Wed, 05/01/2024 - 18:06

Editorial

For kids of the Covid-19 generation, the hits just keep on coming. Whether they were 6 or 16 when lockdown came in March 2020, those two years of isolation and academic deprivation –- classes held remotely or on a hybrid schedule, masks instead of smiles, canceled sports seasons –- were formative, an endless epoch in their young lives. For the high school grads of 2020, there was no public pomp and ceremony, no prom. And now, for some of those same 2020s, college graduation won’t come, either, because of the unrest on university campuses from Morningside Heights to Los Angeles.

And this is why a call for empathy and understanding from Adam Fine, the East Hampton School District superintendent, struck a chord with us in March. It had to do with the school district’s plan to pierce the tax cap for its 2024-25 budget, which will be decided on by the district’s voting public on May 21.

How do you get from Covid to the tax cap? Consider what will be lost if sharp cuts have to be made to school budgets, Mr. Fine argued, taking a stand for the kids: “I do not think the timing to blow up the academic program is now, for what our kids have been through the last four years,” he said during a March 19 board meeting.
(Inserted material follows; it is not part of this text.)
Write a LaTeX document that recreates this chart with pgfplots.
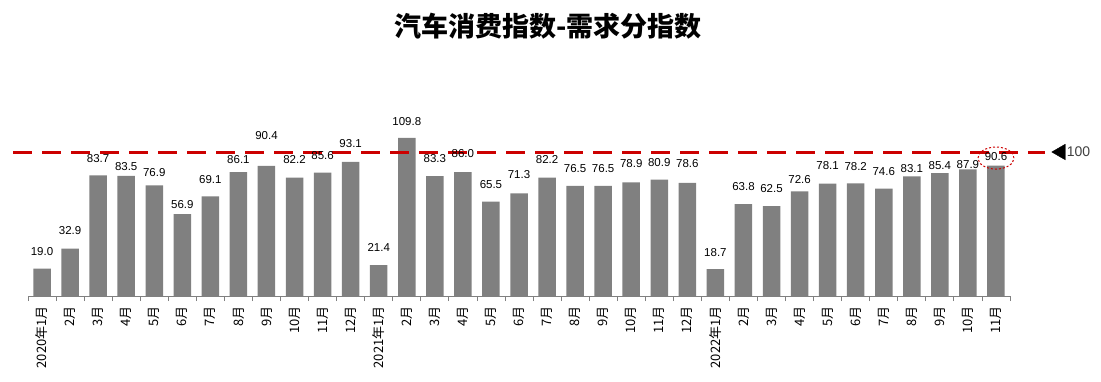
\documentclass[border=0pt]{standalone}
\usepackage{pgfplots}
\pgfplotsset{compat=1.18}
\usepackage{pgfplotstable}
\usepackage{fontspec}
\setmainfont{Liberation Sans}
\newfontfamily\cjk{Noto Sans CJK SC}
\definecolor{barg}{RGB}{128,128,128}
\definecolor{lred}{RGB}{204,0,0}
\pgfplotstableread{
x y off
0 19.0 17.6
1 32.9 18.3
2 83.7 17.3
3 83.5 9.3
4 76.9 12.3
5 56.9 9.3
6 69.1 17.3
7 86.1 12.7
8 90.4 30
9 82.2 18.3
10 85.6 17
11 93.1 18.3
12 21.4 17.7
13 109.8 16.7
14 83.3 17.3
15 86.0 18.3
16 65.5 17
17 71.3 18.7
18 82.2 18.3
19 76.5 17
20 76.5 17
21 78.9 19
22 80.9 17
23 78.6 19
24 18.7 16.7
25 63.8 17.3
26 62.5 17.7
27 72.6 11.7
28 78.1 17.7
29 78.2 16.7
30 74.6 17
31 83.1 7.7
32 85.4 7.7
33 87.9 5.3
34 90.6 9.3
}\data
\begin{document}
\begin{tikzpicture}
\useasboundingbox (-28pt,-85pt) rectangle (1073pt,296pt);
\begin{axis}[
  at={(0,0)}, anchor=south west,
  scale only axis, width=982pt, height=172.8pt,
  xmin=-0.5, xmax=34.5, ymin=0, ymax=120,
  axis x line*=bottom, axis y line*=left,
  y axis line style={draw=none}, ytick=\empty,
  x axis line style={draw=barg, line width=0.8pt},
  xtick={0,...,34},
  xticklabels={2020年1月,2月,3月,4月,5月,6月,7月,8月,9月,10月,11月,12月,2021年1月,2月,3月,4月,5月,6月,7月,8月,9月,10月,11月,12月,2022年1月,2月,3月,4月,5月,6月,7月,8月,9月,10月,11月},
  major tick length=0pt,
  minor xtick={-0.5,0.5,...,34.5},
  minor tick length=5pt,
  tick align=outside,
  tick style={draw=barg, line width=0.8pt},
  xticklabel style={font=\cjk\fontsize{13}{13}\selectfont, yshift=-10pt, rotate=90, anchor=east, inner sep=0pt},
  clip=false,
]
\addplot[ybar, bar width=17.5pt, fill=barg, draw=none,
  visualization depends on={\thisrow{off}\as\loff},
  nodes near coords={\pgfmathprintnumber[fixed,fixed zerofill,precision=1,assume math mode=true]{\pgfplotspointmeta}},
  every node near coord/.append style={anchor=center, yshift=\loff pt, font=\fontsize{11.5}{12}\selectfont, text=black, inner sep=0pt}]
  table[x=x,y=y]{\data};
\addplot[lred, line width=3pt, dash pattern=on 19pt off 10pt] coordinates {(-1.03,100) (35.75,100)};
\addplot[only marks, mark=triangle*, mark size=9pt, mark options={rotate=90, fill=black, draw=black}] coordinates {(36.31,100)};
\draw[lred, line width=1pt, dash pattern=on 2pt off 2pt] (axis cs:34,95.8) ellipse [x radius=18pt, y radius=11pt];
\node[anchor=west, inner sep=0pt, text=darkgray, font=\fontsize{14}{14}\selectfont] at (axis cs:36.52,100) {100};
\end{axis}
\node[font=\cjk\bfseries\fontsize{27}{27}\selectfont] at (520pt,270pt) {汽车消费指数-需求分指数};
\end{tikzpicture}
\end{document}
We don’t believe he was overstating how different, and how difficult, school life has been for this generation. Most of us adults may have been able to compartmentalize the pandemic and leave it in the past, but that simply isn’t so for children whose brains were still forming and who were learning not just their ABCs or algebra equations but to navigate the world outside their kitchens and bedrooms.

State test scores in reading and math are still down when compared to pre-Covid years; schools have faced behavioral challenges from students for whom the effects of isolation and remote learning are still marked. (Remember “Devious Licks”? See: “TikTok Fad Spells Trouble,” Sept. 23, 2021.) Many students with disabilities and special needs regressed in their skills and are in need, now, of additional support to catch up.

Our young people have lost so much and stand to lose even more if the budget fails.

The East Hampton School Board’s $82.88 million spending plan provides resources for them, and competitive salaries for the faculty and staff to deliver those resources. You can’t separate the two; it’s just not possible to keep programs in place but slough off employees, as some districts on Long Island are doing. There just wouldn’t be enough qualified adults left in the room.

The budget plan maintains reasonable class sizes; team sports and after-school activities that keep kids engaged, and robust counseling services.

School district officials cannot legally lobby their residents to vote “yes” on the budget, but we can. Vote “yes” in East Hampton on May 21.